Yes and no! In the years between 1921, when the Reds came to power in Sakartvelo, and 1989, when the Soviet regime collapsed, generations of Georgian journalists used to be part of the Soviet cohort of men and women of letters. At that weird time and place of work and living, Georgian journalism could not have been a pronouncedly national public service concerned with writing and reporting. It was a Soviet socialist job to do, and if one wanted to be any different from this, one would never be given a chance to function as a columnist or a newscaster. Only an obedient servant of the communist political power was entitled to earn money using his or her journalistic ear, eye, talent, brain, and pen.
Yes, even the Soviet journalistic ‘automatons’ were expected to be talented and alert to the ongoing matters around them. It was as if, out of the blue, we jumped from the Soviet type of restrictions into the free modus operandi of depicting life as it was. It should also be noted with a sense of pride and moral satisfaction that the old generation of experienced Soviet-Georgian journalists momentarily ‘changed skin’ and started walking in step with the new times of freedom and democracy. The younger generation of our journalists easily picked up the new principles and attitudes and started fulfilling their journalistic obligations with no less skill and enthusiasm than their Western colleagues.

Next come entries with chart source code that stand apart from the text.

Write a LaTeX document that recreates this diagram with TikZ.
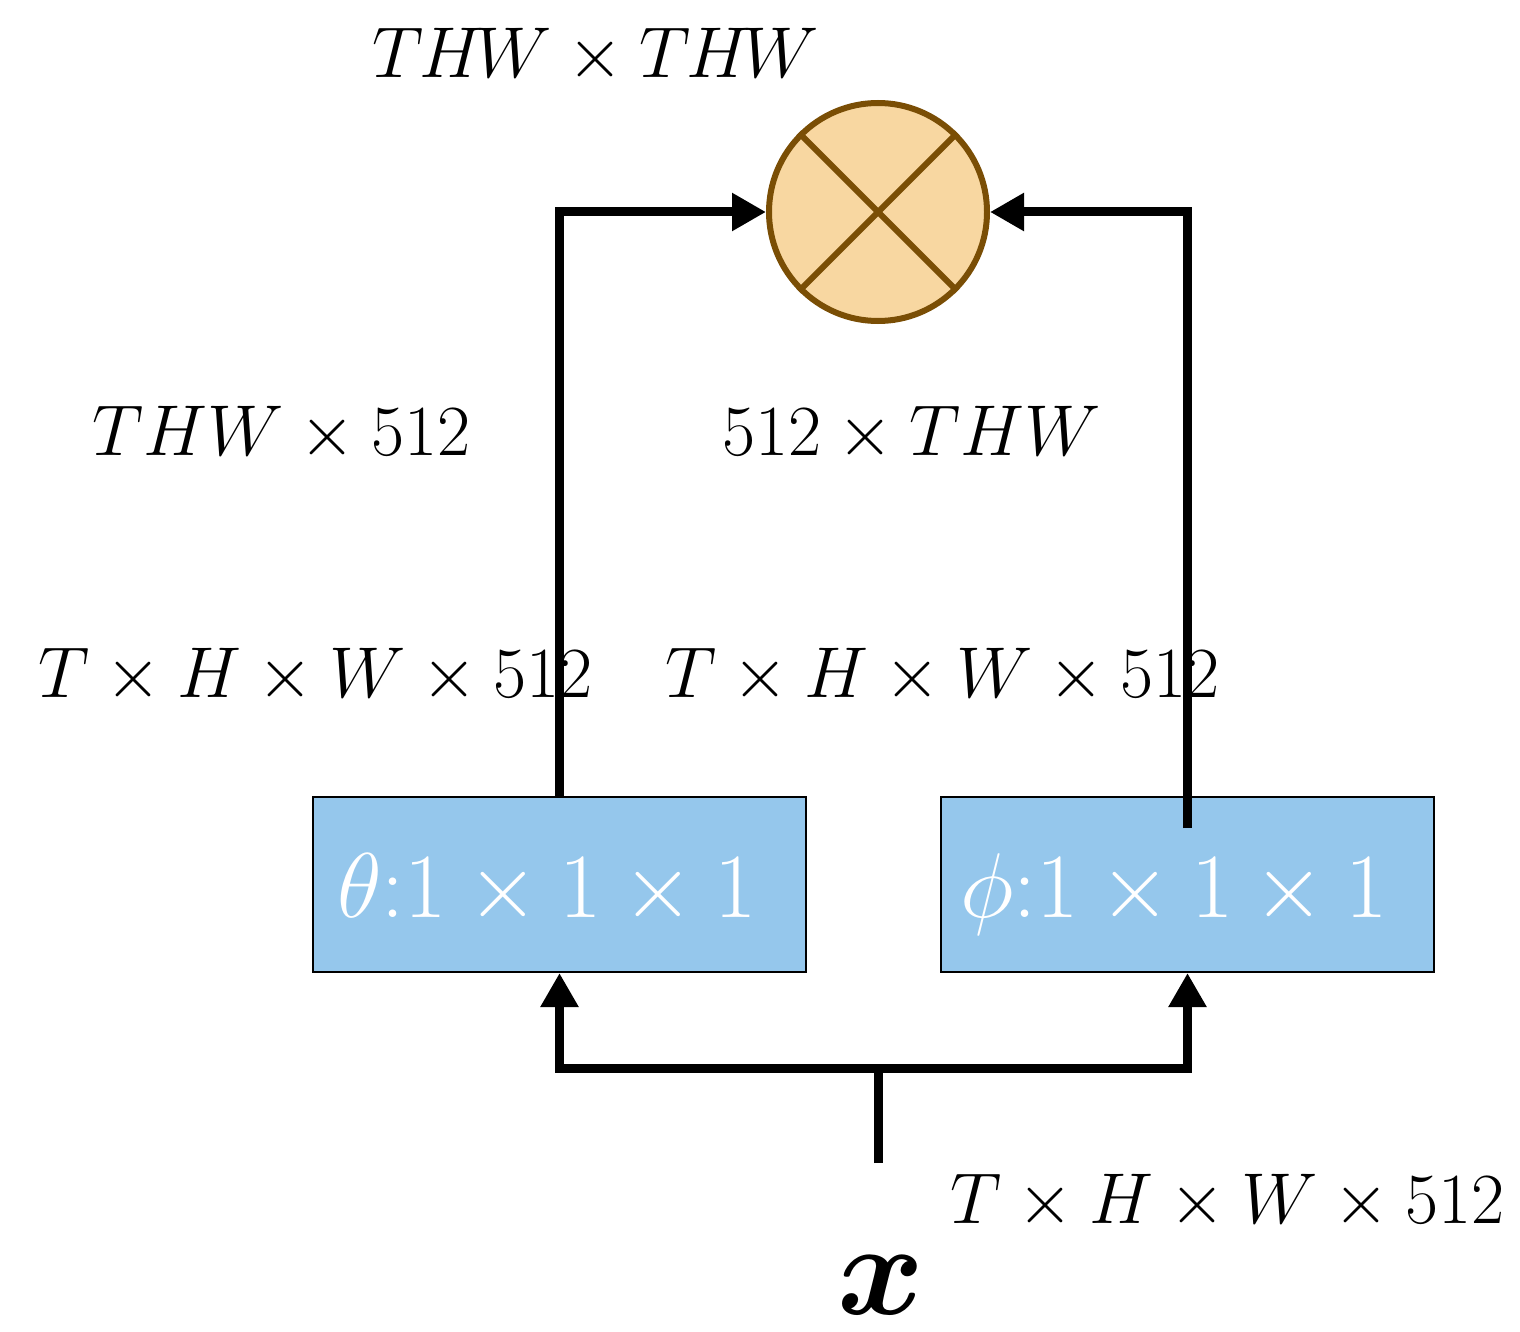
\RequirePackage{fix-cm}
\documentclass[tikz,border=0pt]{standalone}
\usetikzlibrary{arrows.meta}
\definecolor{mulfill}{HTML}{F8D7A1}
\definecolor{muledge}{HTML}{7A4E05}
\definecolor{convfill}{HTML}{95C7EC}
\begin{document}
\begin{tikzpicture}[x=0.5pt,y=-0.5pt,
  conv/.style={draw=black,line width=1pt,fill=convfill,minimum width=246.5pt,
    minimum height=87.5pt,inner sep=0pt},
  convlabel/.style={anchor=base west,inner sep=0pt,text=white,
    font=\fontsize{46}{52}\selectfont},
  flow/.style={line width=4.5pt},
  tip/.style={-{Triangle[length=17pt,width=18pt]}},
  dim/.style={anchor=base west,inner sep=0pt,font=\fontsize{36}{43}\selectfont},
  inputlabel/.style={anchor=base west,inner sep=0pt,font=\fontsize{66}{76}\selectfont\boldmath},
  ]
\useasboundingbox (0,0) rectangle (1520,1332);

% matrix product
\node[circle,draw=muledge,line width=3pt,fill=mulfill,minimum size=109pt,
  inner sep=0pt] (mul) at (878,212) {};
\draw[muledge,line width=3pt] (mul.45) -- (mul.225) (mul.135) -- (mul.315);

% 1x1x1 convolutions
\node[conv] (theta) at (559.5,884.5) {};
\node[conv] (phi) at (1187.5,884.5) {};
\node[convlabel] (thetalab) at (337,917) {$\theta{:}1\times1\times1$};
\node[convlabel] (philab) at (960,917) {$\phi{:}1\times1\times1$};

% connectors
\coordinate (phiout) at (1187,828);
\coordinate (xin) at (878,1163);
\coordinate (split) at (878,1068);
\draw[flow,tip] (theta.north) |- (mul.west);
\draw[flow,tip] (phiout) |- (mul.east);
\draw[flow] (xin) -- (split);
\draw[flow,tip] (split) -| (theta.south);
\draw[flow,tip] (split) -| (phi.south);

% tensor shapes
\node[dim] (dmul) at (372,78) {$T\mkern-1muH\mkern-2muW\times T\mkern-1muH\mkern-2muW$};
\node[dim] (dth) at (92,455) {$THW\times 512$};
\node[dim] (dph) at (722,455) {$512\times THW$};
\node[dim] (dthin) at (38,697) {$T\times H\times W\times 512$};
\node[dim] (dphin) at (665,697) {$T\times H\times W\times 512$};
\node[dim] (dx) at (950,1223) {$T\times H\times W\times 512$};
\node[inputlabel] (xlab) at (837,1314) {$x$};
\end{tikzpicture}
\end{document}
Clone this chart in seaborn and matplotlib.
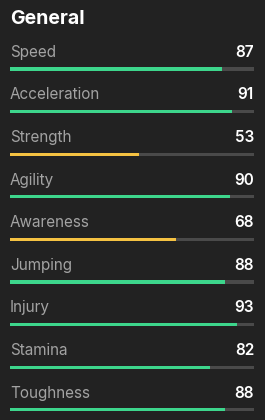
import matplotlib
matplotlib.use("Agg")
import matplotlib.pyplot as plt
import seaborn as sns
import pandas as pd

attributes = ["Speed", "Acceleration", "Strength", "Agility", "Awareness",
              "Jumping", "Injury", "Stamina", "Toughness"]
values = [87, 91, 53, 90, 68, 88, 93, 82, 88]
max_value = 100
title = "General"

BG = "#222222"
GREEN = "#3dd68c"
YELLOW = "#f5c242"
TRACK = "#4a4a4a"
LABEL = "#a3a3a3"

sns.set_theme(style="white")
plt.rcParams["font.family"] = ["Inter", "DejaVu Sans"]

df = pd.DataFrame({
    "attr": attributes,
    "value": values,
    "track": [max_value] * len(values),
    "tier": ["high" if v >= 70 else "mid" for v in values],
})

fig = plt.figure(figsize=(2.65, 4.2), dpi=100, facecolor=BG)
ax = fig.add_axes([10 / 265, 1 - 418.3 / 420, 244 / 265, (418.3 - 17.9) / 420])
ax.set_facecolor(BG)

sns.barplot(data=df, y="attr", x="track", orient="h", color=TRACK,
            width=0.075, ax=ax, saturation=1, linewidth=0, edgecolor="none")
sns.barplot(data=df, y="attr", x="value", orient="h", hue="tier",
            palette={"high": GREEN, "mid": YELLOW}, width=0.075, ax=ax,
            saturation=1, legend=False, dodge=False, linewidth=0,
            edgecolor="none")

ax.set_xlim(0, max_value)
ax.set_ylim(8.2, -1.2)
ax.axis("off")

for i, (a, v) in enumerate(zip(attributes, values)):
    ax.text(0, i - 0.285, a, color=LABEL, fontsize=11, va="baseline", ha="left")
    ax.text(max_value, i - 0.285, str(v), color="white", fontsize=11,
            fontweight="semibold", va="baseline", ha="right")

fig.text(10 / 265, 1 - 24 / 420, title, color="white", fontsize=14,
         fontweight="bold", va="baseline", ha="left")

fig.savefig("out.png", dpi=100, facecolor=BG)
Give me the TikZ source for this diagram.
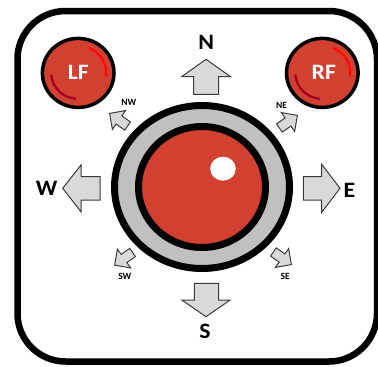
\documentclass[tikz,border=0pt]{standalone}
\usepackage{fontspec}
\setmainfont{Carlito}
\definecolor{padred}{RGB}{210,64,48}
\definecolor{ringgray}{RGB}{192,192,192}
\definecolor{arrowgray}{RGB}{217,217,217}
\definecolor{arrowedge}{RGB}{60,60,60}
\definecolor{glowred}{RGB}{255,10,10}
\definecolor{shadered}{RGB}{165,0,35}
\newcommand\widetext[1]{\scalebox{1.08}[1]{#1}}
\tikzset{
  padarrow/.style={fill=arrowgray, draw=arrowedge, line width=1, line join=miter},
  bigtext/.style={inner sep=0, font=\fontsize{22}{22}\selectfont\bfseries},
  smalltext/.style={inner sep=0, font=\fontsize{9.5}{10}\selectfont\bfseries},
  button/.style={fill=padred, draw=black, line width=3.5},
  smallarrow/.pic={\draw[padarrow] (-10.5,-5) -- (0,-5) -- (0,-11.5) -- (11.5,0) -- (0,11.5) -- (0,5) -- (-10.5,5) -- cycle;}
}
\begin{document}
\begin{tikzpicture}[x=1pt,y=-1pt]
\useasboundingbox (0,0) rectangle (378,367);

% housing
\draw[line width=6.5, rounded corners=48] (17.5,11) rectangle (377,361.5);

% shoulder buttons
\draw[button] (78.2,72.9) ellipse [x radius=35.8, y radius=34.5];
\draw[glowred, line width=2.3] (78.2,72.9) ++(-68:28 and 27) arc [start angle=-68, end angle=8, x radius=28, y radius=27];
\draw[shadered, line width=2.3] (78.2,72.9) ++(-184:27 and 26) arc [start angle=-184, end angle=-265, x radius=27, y radius=26];
\node[bigtext, white] (lf) at (78.3,72) {\widetext{LF}};

\draw[button] (322.3,72.9) ellipse [x radius=35.8, y radius=34.5];
\draw[glowred, line width=2.3] (322.3,72.9) ++(-68:28 and 27) arc [start angle=-68, end angle=8, x radius=28, y radius=27];
\draw[shadered, line width=2.3] (322.3,72.9) ++(-184:27 and 26) arc [start angle=-184, end angle=-265, x radius=27, y radius=26];
\node[bigtext, white] (rf) at (323.8,72) {\widetext{RF}};

% stick
\draw[fill=ringgray, line width=7] (202,187) ellipse [x radius=87.5, y radius=81.5];
\draw[fill=padred, line width=7] (202,187) ellipse [x radius=63.5, y radius=60.5];
\fill[white] (223,168.7) ellipse [x radius=12.8, y radius=12];

% main directions
\draw[padarrow] (193.5,94.3) -- (193.5,76.7) -- (181.6,76.7) -- (206,59.3) -- (230.6,76.7) -- (218.5,76.7) -- (218.5,94.3) -- cycle;
\draw[padarrow] (194.3,283.3) -- (194.3,300) -- (181.8,300) -- (206,316.7) -- (230.2,300) -- (218.6,300) -- (218.6,283.3) -- cycle;
\draw[padarrow] (100,176.7) -- (81,176.7) -- (81,165) -- (62.7,188.3) -- (81,211.7) -- (81,200) -- (100,200) -- cycle;
\draw[padarrow] (303.3,176.7) -- (321.7,176.7) -- (321.7,164.3) -- (340,188.3) -- (321.7,212.3) -- (321.7,200) -- (303.3,200) -- cycle;

\node[bigtext] (n) at (206.3,42.7) {\widetext{N}};
\node[bigtext] (s) at (205,331.7) {\widetext{S}};
\node[bigtext] (w) at (46.7,188.3) {\widetext{W}};
\node[bigtext] (e) at (349.5,190.7) {\widetext{E}};

% diagonal directions
\pic[rotate=145] at (119,120) {smallarrow};
\pic[rotate=35] at (288,122) {smallarrow};
\pic[rotate=215] at (124,258.5) {smallarrow};
\pic[rotate=-35] at (282,258) {smallarrow};

\node[smalltext] (nw) at (128.8,102.7) {NW};
\node[smalltext] (ne) at (281.5,105.5) {NE};
\node[smalltext] (sw) at (124.8,276) {SW};
\node[smalltext] (se) at (285.3,276) {SE};
\end{tikzpicture}
\end{document}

Newspaper, radio, and television storytelling became so westernized that the only difference between them and us was merely linguistic. Everything else—whether technical, emotional, or content-wise—was exactly the same. I remember, at the end of the 1980s of the bygone century, when I returned from America and brought with me American TV stories I had produced there, they amazed viewers so much that, the moment they were on the air, transport in the streets stood still because people were watching them avidly. Soon, most of the news stories in Georgia became so highly qualitative that nobody remembered my American ones. Indeed, the transformation in the world of media was huge and momentary in this country. Probably, the same kind of metamorphosis was taking place in the rest of the former Soviet republics.
But behold, nobody can say whether Georgian journalism, along with the change of times—i.e., rushing from socialism straight toward wild capitalism—became impartial, objective, unbiased, caring, concerned, and disinterested. Indeed, it would be no exaggeration to state that the most scathing ailment afflicting our journalism currently is not being disinterested.
To experiment, just go ahead and switch on the prime-time news, or check any time slot for that matter—you will always find the journalist expressing his or her interpretation of the news instead of the news itself. Almost every journalist in this country, whether of the leftist or rightist pattern, tilts to one side or the other. They usually take positions and often fail to uphold journalistic objectivity—the most appreciated and indispensable quality practiced around the world.
It goes without saying that our journalists should not behave as lifeless robots like their hatched-in-one-philological-incubator Soviet colleagues, repeating like parrots what they were told or sent to read. Well, it is said that columnists and editorial writers—the authors of reviews, as well as radio and television commentators with special knowledge and proficiency—are freer to express their individual opinions, and still, the social and political radicalism, fortified by the insurmountable chasm within our society, torn apart between liberal democracy and realpolitik-based conservatism, heavily affects their journalistic behavior on the air and in print.
And this is perilous, keeping the country from real-time development in every possible respect. This kind of journalism has the effect of poison, and the resulting intoxication may very well be irretrievable. Most of the viewers, readers, and listeners are regular people who use journalistic services with an egregiously gullible attitude, whereas the journalists themselves are far from being naïve in what they are doing and saying. Thus, the influence of a word, expressed in any medium, is immeasurable on our society. Hence, the paradigm of political behavior we are enjoying almost on an everyday basis.
Conclusively, thanks to the way media functions in this land, we, the people, have to meet challenges like misinformation—also known as fake news—frequent and flagrant breaches of privacy, feeding audiences various conspiracy theories, a nauseating overload of content, fierce competition in the field, declining public trust, the inevitable impact on mental health, and even the illegal spread of sensitive data.
Couldn’t all this trigger the question of whether our national journalism is a good thing to embrace—or something toxic to drop like a hot potato and never pick up again?